Mungkin sebagian akan berargumen bahwa seragam dan atribut itu bagian dari "branding" politik. Tapi jika branding yang dimaksud adalah mencitrakan diri sebagai sosok otoriter ala militer, apakah itu yang dibutuhkan dalam tata kelola pemerintahan yang partisipatif? Kepemimpinan yang baik semestinya dibangun melalui kerja nyata, bukan lewat gemerlap pin di dada.
Yang lebih mengkhawatirkan, tren ini bisa jadi cermin dari cara berpikir yang belum sepenuhnya lepas dari mentalitas feodal. Dalam budaya politik kita, sering kali "wibawa" diidentikkan dengan ketegasan ala militer, bukan dengan kemampuan merangkul dan mendengarkan. Akibatnya, banyak kepala daerah yang—mungkin tanpa sadar—terjebak dalam gaya kepemimpinan "top-down", karena menganggap itulah yang diharapkan rakyat.

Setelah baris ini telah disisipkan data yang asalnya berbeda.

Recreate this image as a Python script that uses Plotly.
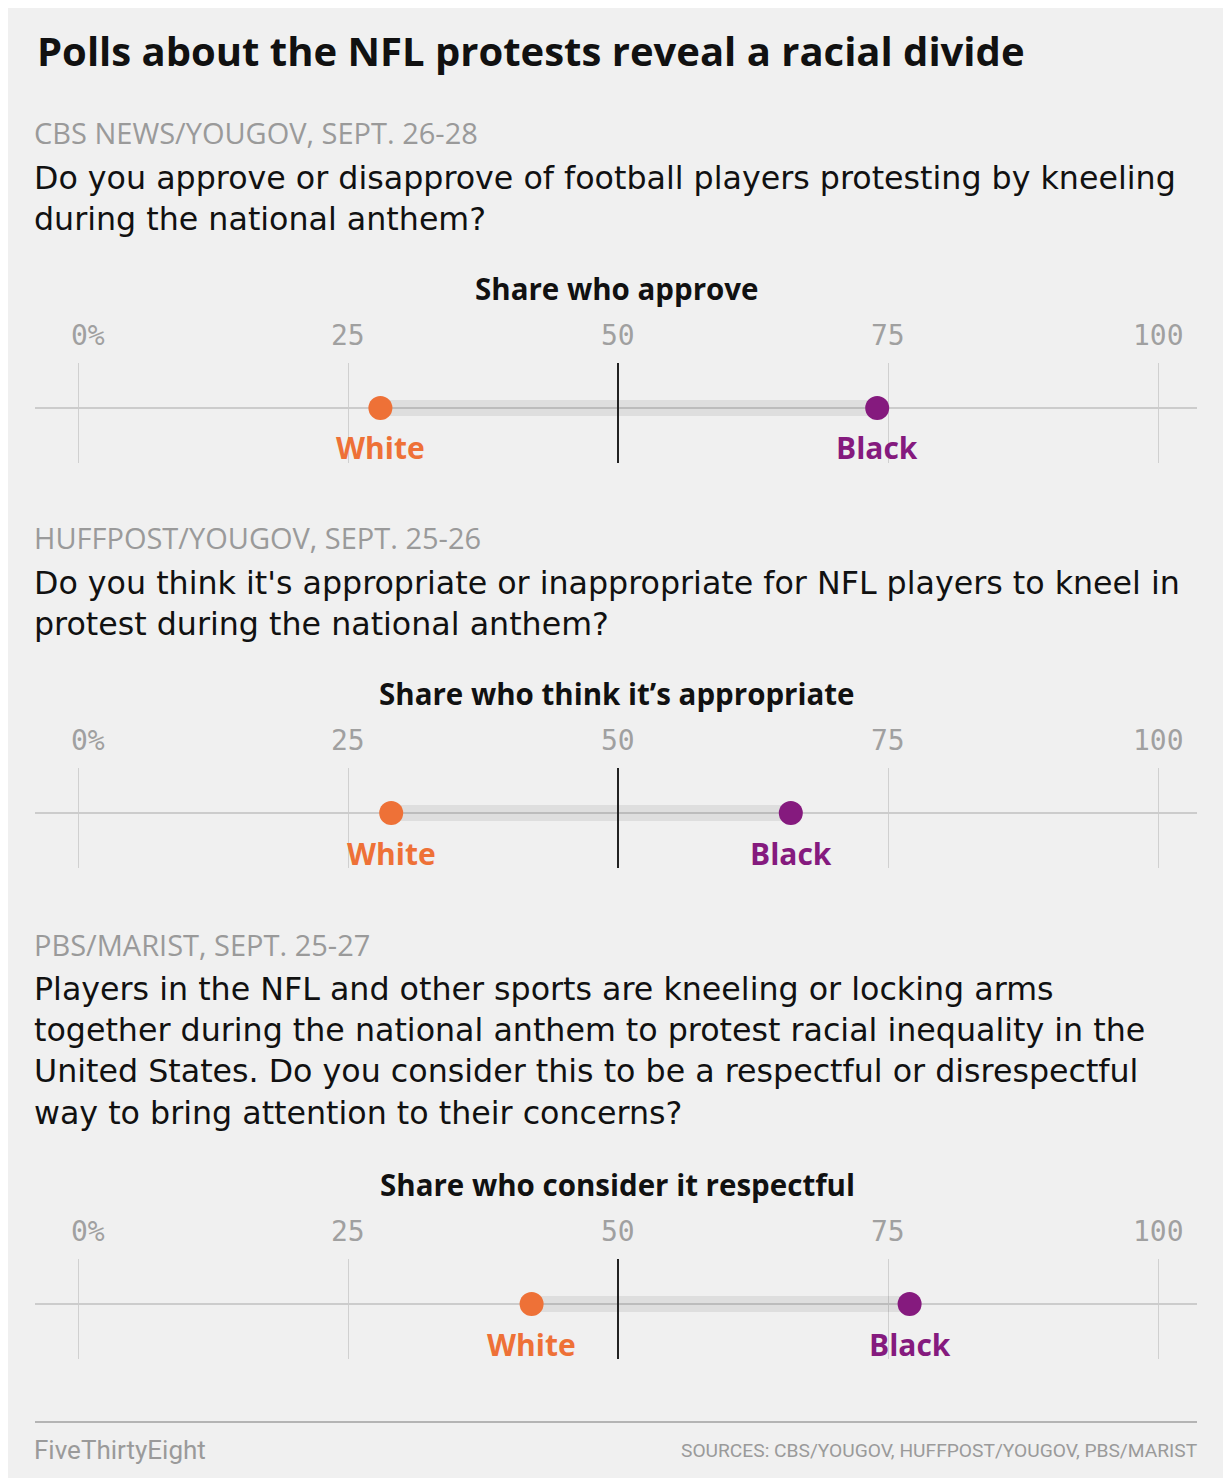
import plotly.graph_objects as go

# page is rendered with an 8px body margin; figure fills the rest of the window
OFF = 8
PAGE_W, PAGE_H = 1231, 1478
W, H = PAGE_W - OFF, PAGE_H - OFF

# ---------------- data ----------------
title = "Polls about the NFL protests reveal a racial divide"
sources = ["CBS NEWS/YOUGOV, SEPT. 26-28",
           "HUFFPOST/YOUGOV, SEPT. 25-26",
           "PBS/MARIST, SEPT. 25-27"]
questions = [
    ["Do you approve or disapprove of football players protesting by kneeling",
     "during the national anthem?"],
    ["Do you think it's appropriate or inappropriate for NFL players to kneel in",
     "protest during the national anthem?"],
    ["Players in the NFL and other sports are kneeling or locking arms",
     "together during the national anthem to protest racial inequality in the",
     "United States. Do you consider this to be a respectful or disrespectful",
     "way to bring attention to their concerns?"],
]
subtitles = ["Share who approve", "Share who think it\u2019s appropriate",
             "Share who consider it respectful"]
groups = ["White", "Black"]
white_share = [28, 29, 42]
black_share = [74, 66, 77]
tick_vals = [0, 25, 50, 75, 100]
tick_labels = ["0%", "25", "50", "75", "100"]
footer_left = "FiveThirtyEight"
footer_right = "SOURCES: CBS/YOUGOV, HUFFPOST/YOUGOV, PBS/MARIST"

# ---------------- style ----------------
BG = "#f0f0f0"
ORANGE = "#ee7137"
PURPLE = "#851a7e"
GRAY_TXT = "#9a9a9a"
TEXT_FONT = "Open Sans"
Q_FONT = "DejaVu Sans"
FOOT_FONT = "Roboto"
TICK_FONT = "DejaVu Sans Mono"


def fx(px):
    return (px - OFF) / W


def fy(py):
    return 1 - (py - OFF) / H


# pixel layout (page coords) of each section
sections = [
    dict(src=133, q=178, sub=288, tick=335, top=363),
    dict(src=538, q=583, sub=693, tick=740, top=768),
    dict(src=944, q=989, sub=1184, tick=1231, top=1259),
]
LINE_GAP = 41
GRID_H = 100

X0_PX, X100_PX = 78, 1158
PX_PER = (X100_PX - X0_PX) / 100.0
LEFT_PX, RIGHT_PX = 35, 1197
TEXT_X = 32

fig = go.Figure()
annotations = []
shapes = []

annotations.append(dict(text="<b>" + title + "</b>", x=fx(35), y=fy(50), xref="paper", yref="paper",
                        xanchor="left", yanchor="middle", showarrow=False,
                        font=dict(family=TEXT_FONT, size=40, color="#111")))

layout_axes = {}
for i, sec in enumerate(sections):
    n = i + 1
    xa = "x" if n == 1 else f"x{n}"
    ya = "y" if n == 1 else f"y{n}"
    top, bot = sec["top"], sec["top"] + GRID_H
    layout_axes[f"xaxis{'' if n == 1 else n}"] = dict(
        domain=[fx(LEFT_PX), fx(RIGHT_PX)],
        range=[(LEFT_PX - X0_PX) / PX_PER, (RIGHT_PX - X0_PX) / PX_PER],
        anchor=ya, tickmode="array", tickvals=tick_vals, showticklabels=False,
        ticks="", showgrid=True, gridcolor="#d0d0d0", gridwidth=1.2,
        zeroline=False, showline=False, fixedrange=True)
    layout_axes[f"yaxis{'' if n == 1 else n}"] = dict(
        domain=[fy(bot), fy(top)], range=[-1.1, 0.9], anchor=xa,
        showgrid=False, showticklabels=False, ticks="",
        zeroline=True, zerolinecolor="#cccccc", zerolinewidth=1.5,
        showline=False, fixedrange=True)

    # connecting bar
    fig.add_trace(go.Scatter(x=[white_share[i], black_share[i]], y=[0, 0], mode="lines",
                             line=dict(color="rgba(0,0,0,0.075)", width=16),
                             xaxis=xa, yaxis=ya, hoverinfo="skip", showlegend=False))
    # dots
    fig.add_trace(go.Scatter(x=[white_share[i]], y=[0], mode="markers", name=groups[0],
                             marker=dict(color=ORANGE, size=24, line=dict(width=0)),
                             xaxis=xa, yaxis=ya, showlegend=False))
    fig.add_trace(go.Scatter(x=[black_share[i]], y=[0], mode="markers", name=groups[1],
                             marker=dict(color=PURPLE, size=24, line=dict(width=0)),
                             xaxis=xa, yaxis=ya, showlegend=False))

    # 50% reference line
    shapes.append(dict(type="line", xref=xa, yref=f"{ya} domain", x0=50, x1=50, y0=0, y1=1,
                       line=dict(color="#222", width=2), layer="above"))

    # dot labels
    for val, lab, col in [(white_share[i], groups[0], ORANGE), (black_share[i], groups[1], PURPLE)]:
        annotations.append(dict(text="<b>" + lab + "</b>", x=val, y=0, xref=xa, yref=ya,
                                yshift=-40, xanchor="center", yanchor="middle", showarrow=False,
                                font=dict(family=TEXT_FONT, size=30, color=col)))

    # tick labels
    for tv, tl in zip(tick_vals, tick_labels):
        annotations.append(dict(text=tl, x=tv, y=fy(sec["tick"]), xref=xa, yref="paper",
                                xanchor="left" if tv == 0 else "center",
                                xshift=-9 if tv == 0 else 0,
                                yanchor="middle", showarrow=False,
                                font=dict(family=TICK_FONT, size=28, color="#a0a0a0")))

    # source line
    annotations.append(dict(text=sources[i], x=fx(TEXT_X), y=fy(sec["src"]), xref="paper", yref="paper",
                            xanchor="left", yanchor="middle", showarrow=False,
                            font=dict(family=TEXT_FONT, size=29, color=GRAY_TXT)))
    # question block (one text, wrapped as in the original)
    nlines = len(questions[i])
    annotations.append(dict(text="<br>".join(questions[i]), x=fx(TEXT_X),
                            y=fy(sec["q"] + (nlines - 1) * LINE_GAP / 2.0),
                            xref="paper", yref="paper", xanchor="left", yanchor="middle",
                            align="left", showarrow=False,
                            font=dict(family=Q_FONT, size=31.7, color="#111")))
    # subtitle
    annotations.append(dict(text="<b>" + subtitles[i] + "</b>", x=fx(617), y=fy(sec["sub"]),
                            xref="paper", yref="paper", xanchor="center", yanchor="middle",
                            showarrow=False,
                            font=dict(family=TEXT_FONT, size=29.5, color="#111")))

# footer
shapes.append(dict(type="line", xref="paper", yref="paper", x0=fx(35), x1=fx(1197),
                   y0=fy(1422), y1=fy(1422), line=dict(color="#b4b4b4", width=2)))
annotations.append(dict(text=footer_left, x=fx(TEXT_X), y=fy(1450), xref="paper", yref="paper",
                        xanchor="left", yanchor="middle", showarrow=False,
                        font=dict(family=FOOT_FONT, size=26, color=GRAY_TXT)))
annotations.append(dict(text=footer_right, x=fx(1200), y=fy(1450), xref="paper", yref="paper",
                        xanchor="right", yanchor="middle", showarrow=False,
                        font=dict(family=FOOT_FONT, size=19.2, color=GRAY_TXT)))

fig.update_layout(
    width=W, height=H, margin=dict(l=0, r=0, t=0, b=0),
    paper_bgcolor=BG, plot_bgcolor="rgba(0,0,0,0)",
    showlegend=False, annotations=annotations, shapes=shapes,
    **layout_axes)

fig.write_html("out.html")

Padahal, jika kita telusuri lebih dalam, rakyat sebenarnya lebih menghargai pemimpin yang rendah hati dan mudah diakses. Lihat saja bagaimana figur seperti Jokowi—yang sejak jadi walikota hingga presiden tetap memilih gaya berpakaian sederhana—justru lebih diterima karena dinilai dekat dengan rakyat. Tapi sayang, tidak semua kepala daerah menangkap sinyal ini.
Mungkin inilah yang disebut sebagai "glamorisasi kekuasaan". Ketika seseorang menduduki jabatan politik, ada godaan besar untuk mempercantik diri dengan berbagai atribut yang membuatnya terlihat penting. Dan dalam konteks Indonesia—yang secara historis pernah lama berada di bawah bayang-bayang militer—simbol-simbol kemiliteran sering kali dipandang sebagai cara tercepat untuk mendapatkan pengakuan.

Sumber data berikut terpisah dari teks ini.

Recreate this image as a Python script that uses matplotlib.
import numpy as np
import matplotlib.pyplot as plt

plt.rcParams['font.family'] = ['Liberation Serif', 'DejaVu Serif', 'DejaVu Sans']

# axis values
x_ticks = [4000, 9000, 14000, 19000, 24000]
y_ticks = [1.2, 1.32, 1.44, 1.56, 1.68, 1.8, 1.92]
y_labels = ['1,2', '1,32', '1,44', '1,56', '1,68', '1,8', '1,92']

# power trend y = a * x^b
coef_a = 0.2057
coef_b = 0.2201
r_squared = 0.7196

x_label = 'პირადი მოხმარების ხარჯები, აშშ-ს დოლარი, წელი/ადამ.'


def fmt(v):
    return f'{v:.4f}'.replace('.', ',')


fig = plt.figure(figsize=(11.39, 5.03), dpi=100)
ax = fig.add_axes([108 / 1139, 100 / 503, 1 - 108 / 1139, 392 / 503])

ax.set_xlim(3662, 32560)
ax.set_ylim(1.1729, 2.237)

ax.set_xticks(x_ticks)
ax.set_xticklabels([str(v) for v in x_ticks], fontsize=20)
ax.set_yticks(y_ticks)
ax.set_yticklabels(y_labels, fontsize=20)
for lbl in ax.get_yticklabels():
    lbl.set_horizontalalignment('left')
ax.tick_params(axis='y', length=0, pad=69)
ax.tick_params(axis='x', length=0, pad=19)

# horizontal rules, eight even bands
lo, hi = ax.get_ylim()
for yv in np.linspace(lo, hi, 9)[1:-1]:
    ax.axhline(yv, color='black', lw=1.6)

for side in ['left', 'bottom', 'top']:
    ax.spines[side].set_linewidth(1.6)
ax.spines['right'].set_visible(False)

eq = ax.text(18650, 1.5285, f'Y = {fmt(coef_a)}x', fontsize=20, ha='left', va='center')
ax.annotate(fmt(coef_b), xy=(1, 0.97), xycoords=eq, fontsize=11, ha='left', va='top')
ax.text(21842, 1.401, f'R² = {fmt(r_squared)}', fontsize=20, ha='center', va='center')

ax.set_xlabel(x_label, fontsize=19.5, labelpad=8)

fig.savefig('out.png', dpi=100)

Tapi apakah efektif? Belum tentu. Justru di era media sosial sekarang, gaya kepemimpinan yang terlalu militaristik mudah menjadi bahan kritik. Rakyat kini lebih kritis dan tidak mudah terkesan dengan gemerlap atribut. Mereka lebih peduli pada kebijakan yang menyentuh kebutuhan sehari-hari ketimbang berapa banyak pin yang menempel di dada pemimpinnya.
Lalu, bagaimana seharusnya kepala daerah bersikap? Idealnya, mereka bisa menemukan keseimbangan antara kesan resmi dan keramahan. Seragam dinas boleh ada, tapi tidak perlu berlebihan. Atribut jabatan bisa dipakai, asal tidak sampai menimbulkan kesan ingin "bermain peran" sebagai perwira. Lagipula, kewibawaan tidak lahir dari bintang di kerah, melainkan dari integritas dan kerja keras.
Jika kita konsisten sebagai negara demokrasi yang menjunjung supremasi sipil, sudah saatnya budaya seragam dan atribut berlebihan ini dikikis. Birokrasi sipil harusnya humanis, tidak perlu dibebani dengan simbol-simbol yang justru mengingatkan pada era otoritarian. Kepala daerah bukanlah komandan, dan rakyat bukanlah pasukan yang harus selalu dihadapkan dengan simbol-simbol kekuasaan.
Atau jangan-jangan, ini semua adalah bentuk ketakutan? Ketakutan bahwa tanpa atribut dan seragam kebesaran, wibawa mereka akan luntur. Jika benar begitu, itu justru menunjukkan kerapuhan. Sebab, pemimpin sejati tidak membutuhkan bintang atau brevet untuk dihormati.
Mungkin sudah waktunya kita mengingatkan para kepala daerah: wibawa tidak dijual di toko seragam. Ia dibangun melalui pelayanan, kejujuran, dan kedekatan dengan rakyat. Daripada sibuk menghias diri dengan berbagai pin, lebih baik fokus pada hal-hal yang benar-benar dibutuhkan masyarakat.
Kita bukan negara militer. Kita adalah negara demokrasi, di mana pemimpin harusnya menjadi pelayan, bukan raja. Dan pelayan sejati tidak perlu berlagak seperti jenderal.